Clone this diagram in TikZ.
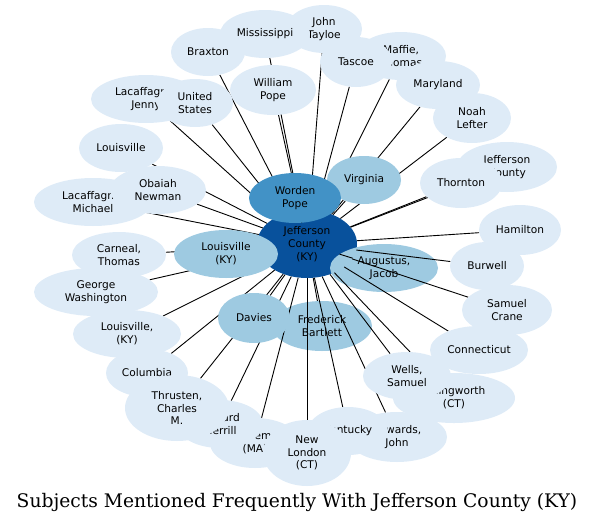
\documentclass[tikz,border=0pt]{standalone}
\usepackage{fontspec}
\setmainfont{DejaVu Sans}
\newfontfamily\titlefont{DejaVu Serif}
\usetikzlibrary{shapes.geometric}
\definecolor{lightc}{HTML}{DEEBF7}
\definecolor{midc}{HTML}{9ECAE1}
\definecolor{darkc}{HTML}{4292C6}
\definecolor{hubc}{HTML}{08519C}
\pgfdeclarelayer{front}
\pgfsetlayers{main,front}

\begin{document}
\begin{tikzpicture}[x=1pt,y=-1pt,font=\fontsize{10.6}{12.8}\selectfont,
  subj/.style={ellipse,inner sep=0pt,align=center,fill=lightc},
  sz/.style 2 args={minimum width=#1pt,minimum height=#2pt},
  link/.style={line width=0.9pt}]
\useasboundingbox (0,0) rectangle (593,522);
% hub and the two nodes that the links cross
\node[subj,fill=hubc,sz={100}{68}] (jc) at (307,244) {Jefferson\\County\\(KY)};
\node[subj,fill=midc,sz={108}{48}] (augustus) at (384,268) {Augustus,\\Jacob};
\node[subj,fill=midc,sz={100}{50}] (bartlett) at (322,326) {Frederick\\Bartlett};
\begin{pgfonlayer}{front}
\node[subj,fill=midc,sz={74}{48}] (virginia) at (364,180) {Virginia};
\node[subj,fill=darkc,sz={92}{50}] (worden) at (295,198) {Worden\\Pope};
\node[subj,fill=midc,sz={104}{48}] (louisky) at (226,254) {Louisville\\(KY)};
\node[subj,fill=midc,sz={72}{50}] (davies) at (254,318) {Davies};
\node[subj,sz={110}{48}] (jenny) at (146,99) {Lacaffagne,\\Jenny};
\node[subj,sz={76}{48}] (states) at (195,103) {United\\States};
\node[subj,sz={74}{48}] (braxton) at (208,52) {Braxton};
\node[subj,sz={76}{48}] (tayloe) at (324,29) {John\\Tayloe};
\node[subj,sz={90}{48}] (mississippi) at (265,34) {Mississippi};
\node[subj,sz={86}{50}] (wpope) at (273,90) {William\\Pope};
\node[subj,sz={90}{48}] (maffie) at (401,56) {Maffie,\\Thomas};
\node[subj,sz={72}{50}] (tascoe) at (356,62) {Tascoe};
\node[subj,sz={84}{48}] (maryland) at (438,85) {Maryland};
\node[subj,sz={78}{50}] (noah) at (472,118) {Noah\\Lefter};
\node[subj,sz={100}{50}] (jeffco) at (507,167) {Jefferson\\County};
\node[subj,sz={82}{50}] (thornton) at (461,183) {Thornton};
\node[subj,sz={82}{50}] (hamilton) at (520,230) {Hamilton};
\node[subj,sz={74}{48}] (burwell) at (487,266) {Burwell};
\node[subj,sz={90}{50}] (crane) at (507,310) {Samuel\\Crane};
\node[subj,sz={98}{48}] (connecticut) at (479,350) {Connecticut};
\node[subj,sz={122}{50}] (killingworth) at (454,398) {Killingworth\\(CT)};
\node[subj,sz={88}{48}] (wells) at (407,376) {Wells,\\Samuel};
\node[subj,sz={100}{50}] (edwards) at (397,437) {Edwards,\\John};
\node[subj,sz={80}{48}] (kentucky) at (348,431) {Kentucky};
\node[subj,sz={90}{50}] (salem) at (255,443) {Salem\\(MA)};
\node[subj,sz={86}{48}] (merrill) at (220,424) {Edward\\Merrill};
\node[subj,sz={88}{66}] (newlondon) at (307,453) {New\\London\\(CT)};
\node[subj,sz={82}{48}] (columbia) at (147,373) {Columbia};
\node[subj,sz={104}{66}] (thrusten) at (177,408) {Thrusten,\\Charles\\M.};
\node[subj,sz={108}{48}] (louisky2) at (127,334) {Louisville,\\(KY)};
\node[subj,sz={124}{48}] (washington) at (96,292) {George\\Washington};
\node[subj,sz={94}{46}] (carneal) at (119,255) {Carneal,\\Thomas};
\node[subj,sz={118}{48}] (michael) at (93,202) {Lacaffagne,\\Michael};
\node[subj,sz={96}{48}] (obaiah) at (158,190) {Obaiah\\Newman};
\node[subj,sz={84}{48}] (louisville) at (121,148) {Louisville};
\end{pgfonlayer}
% links from the hub
\foreach \s in {augustus,bartlett,virginia,worden,louisky,davies,jenny,states,
  braxton,tayloe,mississippi,wpope,maffie,tascoe,maryland,noah,jeffco,thornton,
  hamilton,burwell,crane,connecticut,killingworth,wells,edwards,kentucky,salem,
  merrill,newlondon,columbia,thrusten,louisky2,washington,carneal,michael,
  obaiah,louisville}
  \draw[link] (jc) -- (\s);
\node[font=\titlefont\fontsize{18.7}{22}\selectfont,anchor=base] (title) at (297,507)
  {Subjects Mentioned Frequently With Jefferson County (KY)};
\end{tikzpicture}
\end{document}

◆ ◆ ◆ ◆ ◆ ◆ ◆

Work to be completed -
Copy each line above precisely, dropping the pictures.

Solution for this task -
Clone this diagram in TikZ.
\documentclass[tikz,border=0pt]{standalone}
\usepackage{fontspec}
\setmainfont{DejaVu Sans}
\newfontfamily\titlefont{DejaVu Serif}
\usetikzlibrary{shapes.geometric}
\definecolor{lightc}{HTML}{DEEBF7}
\definecolor{midc}{HTML}{9ECAE1}
\definecolor{darkc}{HTML}{4292C6}
\definecolor{hubc}{HTML}{08519C}
\pgfdeclarelayer{front}
\pgfsetlayers{main,front}

\begin{document}
\begin{tikzpicture}[x=1pt,y=-1pt,font=\fontsize{10.6}{12.8}\selectfont,
  subj/.style={ellipse,inner sep=0pt,align=center,fill=lightc},
  sz/.style 2 args={minimum width=#1pt,minimum height=#2pt},
  link/.style={line width=0.9pt}]
\useasboundingbox (0,0) rectangle (593,522);
% hub and the two nodes that the links cross
\node[subj,fill=hubc,sz={100}{68}] (jc) at (307,244) {Jefferson\\County\\(KY)};
\node[subj,fill=midc,sz={108}{48}] (augustus) at (384,268) {Augustus,\\Jacob};
\node[subj,fill=midc,sz={100}{50}] (bartlett) at (322,326) {Frederick\\Bartlett};
\begin{pgfonlayer}{front}
\node[subj,fill=midc,sz={74}{48}] (virginia) at (364,180) {Virginia};
\node[subj,fill=darkc,sz={92}{50}] (worden) at (295,198) {Worden\\Pope};
\node[subj,fill=midc,sz={104}{48}] (louisky) at (226,254) {Louisville\\(KY)};
\node[subj,fill=midc,sz={72}{50}] (davies) at (254,318) {Davies};
\node[subj,sz={110}{48}] (jenny) at (146,99) {Lacaffagne,\\Jenny};
\node[subj,sz={76}{48}] (states) at (195,103) {United\\States};
\node[subj,sz={74}{48}] (braxton) at (208,52) {Braxton};
\node[subj,sz={76}{48}] (tayloe) at (324,29) {John\\Tayloe};
\node[subj,sz={90}{48}] (mississippi) at (265,34) {Mississippi};
\node[subj,sz={86}{50}] (wpope) at (273,90) {William\\Pope};
\node[subj,sz={90}{48}] (maffie) at (401,56) {Maffie,\\Thomas};
\node[subj,sz={72}{50}] (tascoe) at (356,62) {Tascoe};
\node[subj,sz={84}{48}] (maryland) at (438,85) {Maryland};
\node[subj,sz={78}{50}] (noah) at (472,118) {Noah\\Lefter};
\node[subj,sz={100}{50}] (jeffco) at (507,167) {Jefferson\\County};
\node[subj,sz={82}{50}] (thornton) at (461,183) {Thornton};
\node[subj,sz={82}{50}] (hamilton) at (520,230) {Hamilton};
\node[subj,sz={74}{48}] (burwell) at (487,266) {Burwell};
\node[subj,sz={90}{50}] (crane) at (507,310) {Samuel\\Crane};
\node[subj,sz={98}{48}] (connecticut) at (479,350) {Connecticut};
\node[subj,sz={122}{50}] (killingworth) at (454,398) {Killingworth\\(CT)};
\node[subj,sz={88}{48}] (wells) at (407,376) {Wells,\\Samuel};
\node[subj,sz={100}{50}] (edwards) at (397,437) {Edwards,\\John};
\node[subj,sz={80}{48}] (kentucky) at (348,431) {Kentucky};
\node[subj,sz={90}{50}] (salem) at (255,443) {Salem\\(MA)};
\node[subj,sz={86}{48}] (merrill) at (220,424) {Edward\\Merrill};
\node[subj,sz={88}{66}] (newlondon) at (307,453) {New\\London\\(CT)};
\node[subj,sz={82}{48}] (columbia) at (147,373) {Columbia};
\node[subj,sz={104}{66}] (thrusten) at (177,408) {Thrusten,\\Charles\\M.};
\node[subj,sz={108}{48}] (louisky2) at (127,334) {Louisville,\\(KY)};
\node[subj,sz={124}{48}] (washington) at (96,292) {George\\Washington};
\node[subj,sz={94}{46}] (carneal) at (119,255) {Carneal,\\Thomas};
\node[subj,sz={118}{48}] (michael) at (93,202) {Lacaffagne,\\Michael};
\node[subj,sz={96}{48}] (obaiah) at (158,190) {Obaiah\\Newman};
\node[subj,sz={84}{48}] (louisville) at (121,148) {Louisville};
\end{pgfonlayer}
% links from the hub
\foreach \s in {augustus,bartlett,virginia,worden,louisky,davies,jenny,states,
  braxton,tayloe,mississippi,wpope,maffie,tascoe,maryland,noah,jeffco,thornton,
  hamilton,burwell,crane,connecticut,killingworth,wells,edwards,kentucky,salem,
  merrill,newlondon,columbia,thrusten,louisky2,washington,carneal,michael,
  obaiah,louisville}
  \draw[link] (jc) -- (\s);
\node[font=\titlefont\fontsize{18.7}{22}\selectfont,anchor=base] (title) at (297,507)
  {Subjects Mentioned Frequently With Jefferson County (KY)};
\end{tikzpicture}
\end{document}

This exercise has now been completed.